The reforms of the World Bank and other multilateral development banks (MDBs) are a key topic at this week’s annual meetings in Morocco of the International Monetary Fund and World Bank.
Banga has vowed to “fix the plumbing” and make the 16,000-strong organization more nimble. He has called the institution “dysfunctional”, despite a talented and dedicated staff.
Yellen said significant process had been made on boosting the financial capacity of the MDBs and reforms under consideration could add at least $200 billion in new lending capacity.
World Bank governors were expected to lay the groundwork for the issuance of hybrid capital and endorse a portfolio guarantee platform that gives shareholders a new way to contribute to the bank’s work, she said.

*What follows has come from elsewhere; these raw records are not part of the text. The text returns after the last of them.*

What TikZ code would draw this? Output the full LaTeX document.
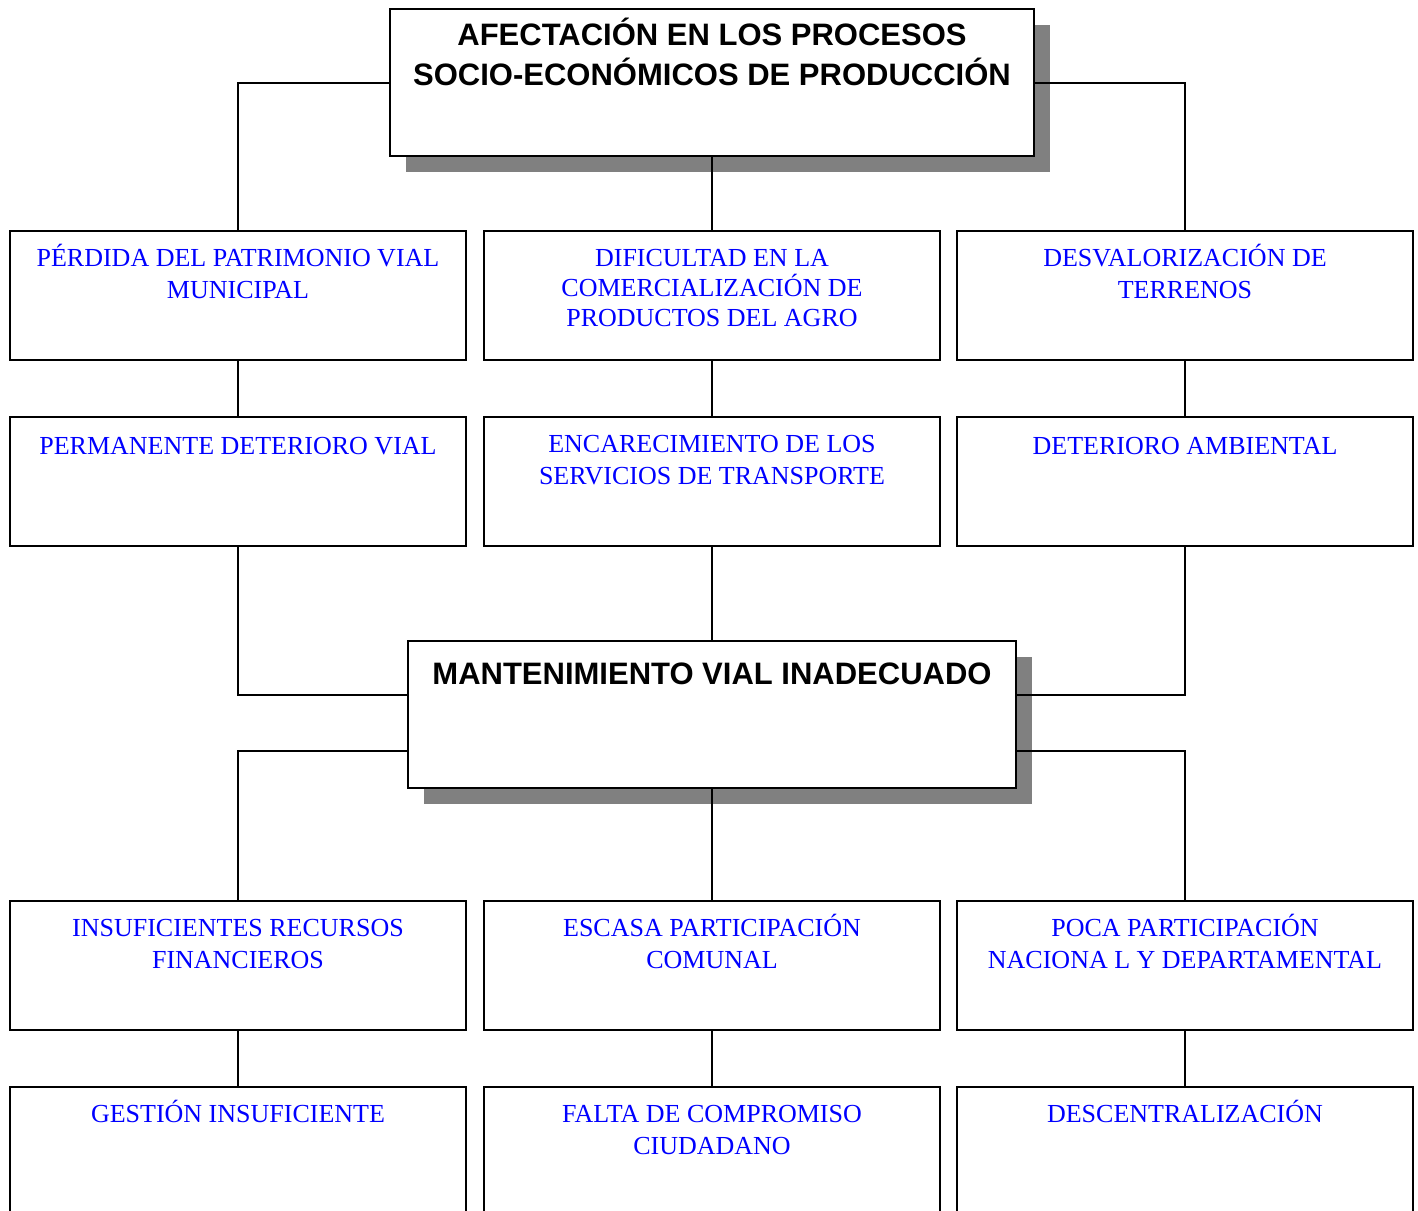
\documentclass[tikz,border=0pt]{standalone}
\usepackage{fontspec}
\setmainfont{Liberation Serif}
\newfontfamily\titlefont{Liberation Sans}
\usetikzlibrary{shadows}
\definecolor{azul}{RGB}{0,0,255}
\definecolor{sombra}{RGB}{128,128,128}

\begin{document}
\begin{tikzpicture}[x=0.5pt,y=-0.5pt]
\tikzset{caja/.style={draw, line width=1pt, fill=white, minimum width=228pt, minimum height=64.5pt, anchor=north west, inner sep=0pt},
         titulo/.style={draw, line width=1pt, fill=white, minimum height=73.5pt, anchor=north west, inner sep=0pt,
                        drop shadow={shadow xshift=8pt, shadow yshift=-8pt, fill=sombra, opacity=1}},
         texto/.style={anchor=base, align=center, text=azul, inner sep=0pt, font=\fontsize{13}{15.8}\selectfont},
         textot/.style={anchor=base, align=center, inner sep=0pt, font=\titlefont\bfseries\fontsize{15.5}{20}\selectfont},
         linea/.style={line width=1pt}}
\useasboundingbox (0,0) rectangle (1418,1210);
\clip (0,0) rectangle (1418,1210);

% problema central y efecto principal
\node[titulo, minimum width=322pt] (afect) at (389,8) {};
\node[textot] (afectT) at ([yshift=-38.5pt]afect.north) {AFECTACIÓN EN LOS PROCESOS\\SOCIO-ECONÓMICOS DE PRODUCCIÓN};
\node[titulo, minimum width=304pt] (mant) at (407,640) {};
\node[textot] (mantT) at ([yshift=-22pt]mant.north) {MANTENIMIENTO VIAL INADECUADO};

% efectos
\node[caja] (perdida) at (9,230) {};
\node[texto] (perdidaT) at ([yshift=-34.1pt]perdida.north) {PÉRDIDA DEL PATRIMONIO VIAL\\MUNICIPAL};
\node[caja] (dificultad) at (483,230) {};
\node[texto, font=\fontsize{13}{15}\selectfont] (dificultadT) at ([yshift=-48.3pt]dificultad.north) {DIFICULTAD EN LA\\COMERCIALIZACIÓN DE\\PRODUCTOS DEL AGRO};
\node[caja] (desval) at (956,230) {};
\node[texto] (desvalT) at ([yshift=-34.1pt]desval.north) {DESVALORIZACIÓN DE\\TERRENOS};

\node[caja] (deterioro) at (9,416) {};
\node[texto] (deterioroT) at ([yshift=-19pt]deterioro.north) {PERMANENTE DETERIORO VIAL};
\node[caja] (encarec) at (483,416) {};
\node[texto] (encarecT) at ([yshift=-34.1pt]encarec.north) {ENCARECIMIENTO DE LOS\\SERVICIOS DE TRANSPORTE};
\node[caja] (ambiental) at (956,416) {};
\node[texto] (ambientalT) at ([yshift=-19pt]ambiental.north) {DETERIORO AMBIENTAL};

% causas
\node[caja] (insuf) at (9,900) {};
\node[texto] (insufT) at ([yshift=-34.1pt]insuf.north) {INSUFICIENTES RECURSOS\\FINANCIEROS};
\node[caja] (escasa) at (483,900) {};
\node[texto] (escasaT) at ([yshift=-34.1pt]escasa.north) {ESCASA PARTICIPACIÓN\\COMUNAL};
\node[caja] (poca) at (956,900) {};
\node[texto] (pocaT) at ([yshift=-34.1pt]poca.north) {POCA PARTICIPACIÓN\\NACIONA L Y DEPARTAMENTAL};

\node[caja] (gestion) at (9,1086) {};
\node[texto] (gestionT) at ([yshift=-18.3pt]gestion.north) {GESTIÓN INSUFICIENTE};
\node[caja] (falta) at (483,1086) {};
\node[texto] (faltaT) at ([yshift=-34.1pt]falta.north) {FALTA DE COMPROMISO\\CIUDADANO};
\node[caja] (descent) at (956,1086) {};
\node[texto] (descentT) at ([yshift=-18.3pt]descent.north) {DESCENTRALIZACIÓN};

\coordinate (mantA) at ([yshift=-27.5pt]mant.north west);
\coordinate (mantB) at ([yshift=-27.5pt]mant.north east);
\coordinate (mantC) at ([yshift=-55.5pt]mant.north west);
\coordinate (mantD) at ([yshift=-55.5pt]mant.north east);

% conectores
\draw[linea] (afect.west) -| (perdida.north);
\draw[linea] (afect.south) -- (dificultad.north);
\draw[linea] (afect.east) -| (desval.north);
\draw[linea] (perdida.south) -- (deterioro.north);
\draw[linea] (dificultad.south) -- (encarec.north);
\draw[linea] (desval.south) -- (ambiental.north);
\draw[linea] (deterioro.south) |- (mantA);
\draw[linea] (encarec.south) -- (mant.north);
\draw[linea] (ambiental.south) |- (mantB);
\draw[linea] (mantC) -| (insuf.north);
\draw[linea] (mant.south) -- (escasa.north);
\draw[linea] (mantD) -| (poca.north);
\draw[linea] (insuf.south) -- (gestion.north);
\draw[linea] (escasa.south) -- (falta.north);
\draw[linea] (poca.south) -- (descent.north);
\end{tikzpicture}
\end{document}
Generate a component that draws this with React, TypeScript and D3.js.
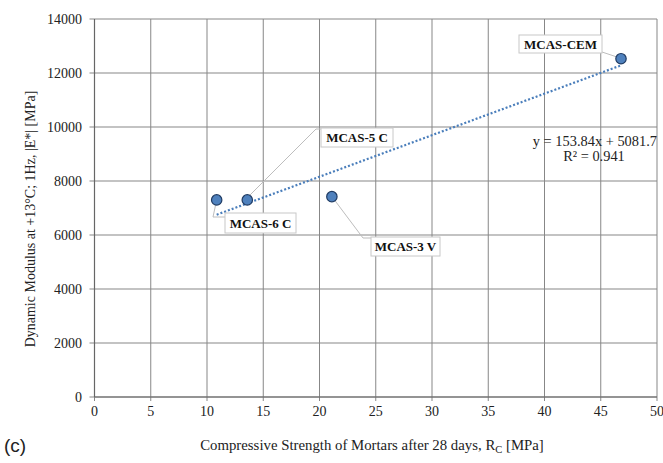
import React from "react";
import * as d3 from "d3";

const labels = ["MCAS-6 C", "MCAS-5 C", "MCAS-3 V", "MCAS-CEM"];
const strength = [10.86, 13.58, 21.1, 46.8];
const modulus = [7300, 7300, 7420, 12530];
const xTicks = [0, 5, 10, 15, 20, 25, 30, 35, 40, 45, 50];
const yTicks = [0, 2000, 4000, 6000, 8000, 10000, 12000, 14000];
const slope = 153.84;
const intercept = 5081.7;
const rSquared = 0.941;

const W = 663, H = 463;
const L = 94.5, R = 657, T = 19, B = 397;

const labelLayout = [
  { bx: 225, by: 213, bw: 71, bh: 20, leader: [[216, 203], [213, 217], [225, 217]] },
  { bx: 321, by: 128, bw: 72, bh: 19, leader: [[248, 197], [316, 129], [321, 129]] },
  { bx: 371, by: 237, bw: 69, bh: 19, leader: [[333, 198], [363, 238], [371, 238]] },
  { bx: 519, by: 35, bw: 83, bh: 18, leader: [[620, 58], [602, 52]] },
];

export default function App() {
  const x = d3.scaleLinear().domain([0, 50]).range([L, R]);
  const y = d3.scaleLinear().domain([0, 14000]).range([B, T]);
  const serif = "'Liberation Serif', 'Times New Roman', serif";
  const xMin = d3.min(strength)!, xMax = d3.max(strength)!;
  const line = d3.line<number>().x((d) => x(d)).y((d) => y(slope * d + intercept));
  const gridColor = "#878787";
  return (
    <svg width={W} height={H} style={{ position: "absolute", left: 0, top: 0, background: "#fff" }}>
      <rect width={W} height={H} fill="#fff" />
      {xTicks.map((t) => (
        <line key={"gx" + t} x1={x(t)} x2={x(t)} y1={T} y2={B + 4} stroke={gridColor} strokeWidth={1} />
      ))}
      {yTicks.map((t) => (
        <line key={"gy" + t} x1={L - 5} x2={R} y1={y(t)} y2={y(t)} stroke={gridColor} strokeWidth={1} />
      ))}
      <line x1={L} x2={L} y1={T} y2={B} stroke="#666" strokeWidth={1.2} />
      <line x1={L} x2={R} y1={B} y2={B} stroke="#666" strokeWidth={1.2} />
      {xTicks.map((t) => (
        <text key={"tx" + t} x={x(t)} y={416} textAnchor="middle" fontFamily={serif} fontSize={14} fill="#222">
          {t}
        </text>
      ))}
      {yTicks.map((t) => (
        <text key={"ty" + t} x={82} y={y(t) + 5} textAnchor="end" fontFamily={serif} fontSize={14} fill="#222">
          {t}
        </text>
      ))}
      <text x={372} y={450} textAnchor="middle" fontFamily={serif} fontSize={14.8} fill="#222">
        Compressive Strength of Mortars after 28 days, R
        <tspan fontSize={10.5} dy={3}>C</tspan>
        <tspan dy={-3}> [MPa]</tspan>
      </text>
      <text
        transform={`translate(35,219) rotate(-90)`}
        textAnchor="middle"
        fontFamily={serif}
        fontSize={14}
        fill="#222"
      >
        Dynamic Modulus at +13°C; 1Hz, |E*| [MPa]
      </text>
      <text x={4} y={452} fontFamily="'Liberation Sans', Arial, sans-serif" fontSize={19} fill="#222">
        (c)
      </text>
      {labelLayout.map((l, i) => (
        <polyline
          key={"ld" + i}
          points={l.leader.map((p) => p.join(",")).join(" ")}
          fill="none"
          stroke="#bdbdbd"
          strokeWidth={1}
        />
      ))}
      <path d={line([xMin, xMax])!} stroke="#4a7ebb" strokeWidth={2.2} strokeDasharray="2,2" fill="none" />
      {strength.map((s, i) => (
        <circle key={"pt" + i} cx={x(s)} cy={y(modulus[i])} r={5.2} fill="#4f81bd" stroke="#1f3b63" strokeWidth={1.2} />
      ))}
      {labels.map((lab, i) => {
        const l = labelLayout[i];
        return (
          <g key={"lb" + i}>
            <rect x={l.bx} y={l.by} width={l.bw} height={l.bh} fill="#fff" stroke="#c8c8c8" strokeWidth={1} />
            <text
              x={l.bx + l.bw / 2}
              y={l.by + l.bh / 2 + 4.5}
              textAnchor="middle"
              fontFamily={serif}
              fontWeight="bold"
              fontSize={13}
              fill="#111"
            >
              {lab}
            </text>
          </g>
        );
      })}
      <text x={657} y={146} textAnchor="end" fontFamily={serif} fontSize={14.4} fill="#222">
        {`y = ${slope}x + ${intercept}`}
      </text>
      <text x={594} y={161} textAnchor="middle" fontFamily={serif} fontSize={14.4} fill="#222">
        {`R² = ${rSquared}`}
      </text>
    </svg>
  );
}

But government funding would never suffice, Yellen added, calling on the MDBs to establish concrete private capital mobilization targets and incentives for staff to meet them.
She said the World Bank’s International Finance Corp and MIGA divisions should expand their lending, guarantee and insurance instruments, and find new ways to smartly manage foreign exchange risk.
The bank should also release global emerging market data so private investors can better understand the actual risk and opportunity of investing in such markets.
As a next step, Yellen said Treasury had asked the MDBs to prioritize incorporating “a prudent share” of callable capital — the commitment from shareholders to step in in extreme circumstances — into their capital adequacy frameworks.